Data:
------------------------------------------------------------

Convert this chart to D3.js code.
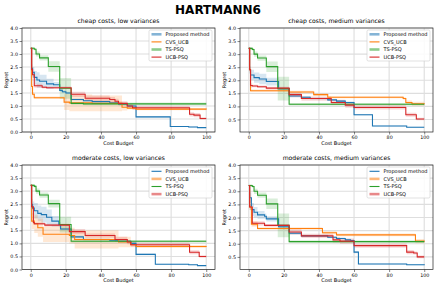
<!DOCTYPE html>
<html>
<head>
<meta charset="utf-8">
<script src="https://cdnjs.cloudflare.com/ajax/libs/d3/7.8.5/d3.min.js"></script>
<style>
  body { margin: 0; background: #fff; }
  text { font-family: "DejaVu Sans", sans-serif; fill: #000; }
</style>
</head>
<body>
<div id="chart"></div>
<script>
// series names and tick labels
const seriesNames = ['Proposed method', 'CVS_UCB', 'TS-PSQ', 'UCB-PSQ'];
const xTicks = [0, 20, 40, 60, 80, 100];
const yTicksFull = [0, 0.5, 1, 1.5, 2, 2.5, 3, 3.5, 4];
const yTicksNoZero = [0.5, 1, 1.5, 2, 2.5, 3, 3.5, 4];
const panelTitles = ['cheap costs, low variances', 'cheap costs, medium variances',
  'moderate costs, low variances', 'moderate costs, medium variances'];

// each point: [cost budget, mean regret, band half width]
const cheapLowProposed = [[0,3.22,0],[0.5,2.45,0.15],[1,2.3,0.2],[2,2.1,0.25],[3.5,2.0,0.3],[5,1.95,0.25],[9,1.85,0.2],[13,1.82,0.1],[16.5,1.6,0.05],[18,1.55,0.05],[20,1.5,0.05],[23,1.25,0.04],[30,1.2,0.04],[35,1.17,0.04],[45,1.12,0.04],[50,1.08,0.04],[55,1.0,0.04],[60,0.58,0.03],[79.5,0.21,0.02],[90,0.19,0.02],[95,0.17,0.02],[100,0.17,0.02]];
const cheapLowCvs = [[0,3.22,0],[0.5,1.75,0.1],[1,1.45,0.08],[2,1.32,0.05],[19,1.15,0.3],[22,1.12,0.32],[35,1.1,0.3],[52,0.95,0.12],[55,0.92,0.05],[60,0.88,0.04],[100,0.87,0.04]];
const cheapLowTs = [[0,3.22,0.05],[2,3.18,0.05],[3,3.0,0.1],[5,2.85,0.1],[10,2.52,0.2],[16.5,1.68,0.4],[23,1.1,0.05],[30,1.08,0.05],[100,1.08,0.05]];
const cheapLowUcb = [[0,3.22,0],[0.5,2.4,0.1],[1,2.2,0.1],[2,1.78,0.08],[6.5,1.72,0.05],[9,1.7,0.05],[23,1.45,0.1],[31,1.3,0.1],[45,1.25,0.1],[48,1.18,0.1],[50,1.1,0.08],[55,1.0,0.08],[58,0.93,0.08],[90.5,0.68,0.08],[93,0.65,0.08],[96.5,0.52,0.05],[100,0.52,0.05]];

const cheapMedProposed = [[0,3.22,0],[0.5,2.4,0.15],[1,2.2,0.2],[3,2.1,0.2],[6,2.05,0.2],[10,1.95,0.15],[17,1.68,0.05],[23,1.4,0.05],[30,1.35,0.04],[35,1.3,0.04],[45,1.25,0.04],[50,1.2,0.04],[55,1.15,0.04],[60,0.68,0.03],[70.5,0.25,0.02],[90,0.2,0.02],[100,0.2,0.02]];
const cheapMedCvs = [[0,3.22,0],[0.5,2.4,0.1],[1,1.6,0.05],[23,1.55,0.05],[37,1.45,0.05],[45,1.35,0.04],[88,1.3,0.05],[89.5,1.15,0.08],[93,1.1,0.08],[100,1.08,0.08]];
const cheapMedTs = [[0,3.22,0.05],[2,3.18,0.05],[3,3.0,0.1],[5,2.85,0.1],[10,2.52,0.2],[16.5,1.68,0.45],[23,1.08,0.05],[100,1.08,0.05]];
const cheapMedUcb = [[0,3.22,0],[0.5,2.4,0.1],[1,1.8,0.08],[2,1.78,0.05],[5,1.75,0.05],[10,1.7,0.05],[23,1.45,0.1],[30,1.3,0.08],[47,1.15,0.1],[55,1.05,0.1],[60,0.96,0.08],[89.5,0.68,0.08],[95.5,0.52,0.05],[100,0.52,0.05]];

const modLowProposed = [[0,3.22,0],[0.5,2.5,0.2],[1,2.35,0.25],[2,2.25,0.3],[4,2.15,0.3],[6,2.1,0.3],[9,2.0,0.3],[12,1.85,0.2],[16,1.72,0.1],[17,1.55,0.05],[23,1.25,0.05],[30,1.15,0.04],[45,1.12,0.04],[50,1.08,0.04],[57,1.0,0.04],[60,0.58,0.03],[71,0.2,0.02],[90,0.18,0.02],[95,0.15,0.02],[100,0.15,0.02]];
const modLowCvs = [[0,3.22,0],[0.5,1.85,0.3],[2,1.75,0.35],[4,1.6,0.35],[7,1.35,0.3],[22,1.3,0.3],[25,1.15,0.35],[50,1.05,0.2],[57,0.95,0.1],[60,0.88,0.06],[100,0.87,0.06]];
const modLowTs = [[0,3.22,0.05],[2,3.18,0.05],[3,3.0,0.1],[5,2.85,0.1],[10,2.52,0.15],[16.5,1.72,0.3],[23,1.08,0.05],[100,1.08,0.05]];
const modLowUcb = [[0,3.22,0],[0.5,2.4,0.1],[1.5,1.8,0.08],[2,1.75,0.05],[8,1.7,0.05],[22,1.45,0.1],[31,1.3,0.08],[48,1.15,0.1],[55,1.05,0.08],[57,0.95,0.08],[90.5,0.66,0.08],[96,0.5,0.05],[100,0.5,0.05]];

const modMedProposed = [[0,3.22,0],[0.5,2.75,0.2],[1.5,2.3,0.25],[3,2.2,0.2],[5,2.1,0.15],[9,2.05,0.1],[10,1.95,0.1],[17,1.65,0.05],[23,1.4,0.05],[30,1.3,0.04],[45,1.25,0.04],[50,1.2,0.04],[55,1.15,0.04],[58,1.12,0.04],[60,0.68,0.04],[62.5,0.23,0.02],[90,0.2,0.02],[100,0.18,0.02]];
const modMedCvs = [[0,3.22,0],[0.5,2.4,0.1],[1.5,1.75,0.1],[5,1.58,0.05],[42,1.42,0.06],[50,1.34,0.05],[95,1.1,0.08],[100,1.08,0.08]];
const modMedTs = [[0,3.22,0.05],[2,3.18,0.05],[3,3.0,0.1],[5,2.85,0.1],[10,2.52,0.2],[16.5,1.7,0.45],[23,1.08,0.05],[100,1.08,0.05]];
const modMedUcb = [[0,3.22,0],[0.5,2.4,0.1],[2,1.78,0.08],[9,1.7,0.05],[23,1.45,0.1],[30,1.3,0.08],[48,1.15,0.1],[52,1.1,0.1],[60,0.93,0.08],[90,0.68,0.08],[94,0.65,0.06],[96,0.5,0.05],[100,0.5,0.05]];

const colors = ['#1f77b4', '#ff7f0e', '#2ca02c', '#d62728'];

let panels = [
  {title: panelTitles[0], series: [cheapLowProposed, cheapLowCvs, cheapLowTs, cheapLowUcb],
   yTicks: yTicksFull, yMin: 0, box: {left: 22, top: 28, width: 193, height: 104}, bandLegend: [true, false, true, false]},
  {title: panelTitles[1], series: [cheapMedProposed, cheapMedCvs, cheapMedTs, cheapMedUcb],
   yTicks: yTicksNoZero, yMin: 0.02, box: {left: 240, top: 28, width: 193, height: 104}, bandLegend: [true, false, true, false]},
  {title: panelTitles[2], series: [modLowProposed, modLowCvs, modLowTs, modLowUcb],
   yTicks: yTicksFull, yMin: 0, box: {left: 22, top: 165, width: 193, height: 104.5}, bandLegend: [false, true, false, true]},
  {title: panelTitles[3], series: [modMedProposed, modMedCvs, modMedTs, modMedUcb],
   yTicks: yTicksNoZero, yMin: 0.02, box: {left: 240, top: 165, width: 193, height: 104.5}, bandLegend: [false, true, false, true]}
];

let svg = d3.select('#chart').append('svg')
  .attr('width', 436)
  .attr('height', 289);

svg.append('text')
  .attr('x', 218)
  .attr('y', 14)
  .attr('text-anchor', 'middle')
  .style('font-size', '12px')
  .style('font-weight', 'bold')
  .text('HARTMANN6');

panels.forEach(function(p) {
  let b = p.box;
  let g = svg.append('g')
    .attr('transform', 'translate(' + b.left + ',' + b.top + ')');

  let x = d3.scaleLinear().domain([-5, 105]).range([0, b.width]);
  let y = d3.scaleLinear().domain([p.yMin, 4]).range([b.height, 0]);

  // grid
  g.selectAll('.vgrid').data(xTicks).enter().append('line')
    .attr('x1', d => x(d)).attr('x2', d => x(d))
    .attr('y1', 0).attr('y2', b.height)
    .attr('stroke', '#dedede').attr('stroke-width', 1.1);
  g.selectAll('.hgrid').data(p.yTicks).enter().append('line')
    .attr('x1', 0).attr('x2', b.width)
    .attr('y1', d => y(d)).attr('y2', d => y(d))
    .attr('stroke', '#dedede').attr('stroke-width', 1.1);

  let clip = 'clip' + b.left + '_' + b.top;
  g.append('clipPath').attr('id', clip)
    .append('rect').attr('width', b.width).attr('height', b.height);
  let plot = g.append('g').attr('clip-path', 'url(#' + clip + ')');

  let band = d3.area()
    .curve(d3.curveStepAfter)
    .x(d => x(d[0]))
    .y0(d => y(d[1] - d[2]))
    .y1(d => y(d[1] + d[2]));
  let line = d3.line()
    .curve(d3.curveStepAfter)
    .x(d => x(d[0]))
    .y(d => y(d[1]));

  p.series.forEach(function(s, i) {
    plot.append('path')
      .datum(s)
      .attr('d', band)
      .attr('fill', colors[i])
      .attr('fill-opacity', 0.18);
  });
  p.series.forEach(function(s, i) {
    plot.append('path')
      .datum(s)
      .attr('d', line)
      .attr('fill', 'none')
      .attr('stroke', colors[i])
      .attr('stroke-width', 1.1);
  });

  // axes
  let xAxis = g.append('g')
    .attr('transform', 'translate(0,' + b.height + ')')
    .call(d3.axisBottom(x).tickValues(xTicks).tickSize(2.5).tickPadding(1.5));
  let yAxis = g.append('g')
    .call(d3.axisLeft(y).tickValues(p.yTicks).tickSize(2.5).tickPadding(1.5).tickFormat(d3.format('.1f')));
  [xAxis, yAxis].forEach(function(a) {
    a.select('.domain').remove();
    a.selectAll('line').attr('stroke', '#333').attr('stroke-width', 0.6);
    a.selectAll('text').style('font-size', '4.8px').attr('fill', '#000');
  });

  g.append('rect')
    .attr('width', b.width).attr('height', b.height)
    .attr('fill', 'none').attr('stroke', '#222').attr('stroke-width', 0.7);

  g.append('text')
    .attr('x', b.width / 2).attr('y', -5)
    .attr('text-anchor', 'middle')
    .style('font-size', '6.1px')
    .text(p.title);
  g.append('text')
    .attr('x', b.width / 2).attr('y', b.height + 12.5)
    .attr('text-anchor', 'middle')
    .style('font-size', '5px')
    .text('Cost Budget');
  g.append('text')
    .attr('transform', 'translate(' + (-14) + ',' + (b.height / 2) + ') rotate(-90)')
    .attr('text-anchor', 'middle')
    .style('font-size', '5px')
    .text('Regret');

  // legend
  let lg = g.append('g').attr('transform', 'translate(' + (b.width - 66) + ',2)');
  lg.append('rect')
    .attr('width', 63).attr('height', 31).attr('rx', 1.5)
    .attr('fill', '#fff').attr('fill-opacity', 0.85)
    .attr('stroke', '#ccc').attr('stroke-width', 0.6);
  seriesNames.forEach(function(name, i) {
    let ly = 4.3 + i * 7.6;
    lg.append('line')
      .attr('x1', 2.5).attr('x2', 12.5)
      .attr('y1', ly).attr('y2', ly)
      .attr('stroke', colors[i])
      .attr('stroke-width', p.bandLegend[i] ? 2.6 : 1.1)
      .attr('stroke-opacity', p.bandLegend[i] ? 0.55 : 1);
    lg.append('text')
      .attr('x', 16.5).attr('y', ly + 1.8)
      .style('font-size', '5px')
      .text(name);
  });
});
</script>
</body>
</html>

------------------------------------------------------------

Stated goal:
From the first line of the listing above, repeat every line through the one holding "costs, medium variances'];". Both ends count, and pictures stay out.

Answer to this task:
Convert this chart to D3.js code.
<!DOCTYPE html>
<html>
<head>
<meta charset="utf-8">
<script src="https://cdnjs.cloudflare.com/ajax/libs/d3/7.8.5/d3.min.js"></script>
<style>
  body { margin: 0; background: #fff; }
  text { font-family: "DejaVu Sans", sans-serif; fill: #000; }
</style>
</head>
<body>
<div id="chart"></div>
<script>
// series names and tick labels
const seriesNames = ['Proposed method', 'CVS_UCB', 'TS-PSQ', 'UCB-PSQ'];
const xTicks = [0, 20, 40, 60, 80, 100];
const yTicksFull = [0, 0.5, 1, 1.5, 2, 2.5, 3, 3.5, 4];
const yTicksNoZero = [0.5, 1, 1.5, 2, 2.5, 3, 3.5, 4];
const panelTitles = ['cheap costs, low variances', 'cheap costs, medium variances',
  'moderate costs, low variances', 'moderate costs, medium variances'];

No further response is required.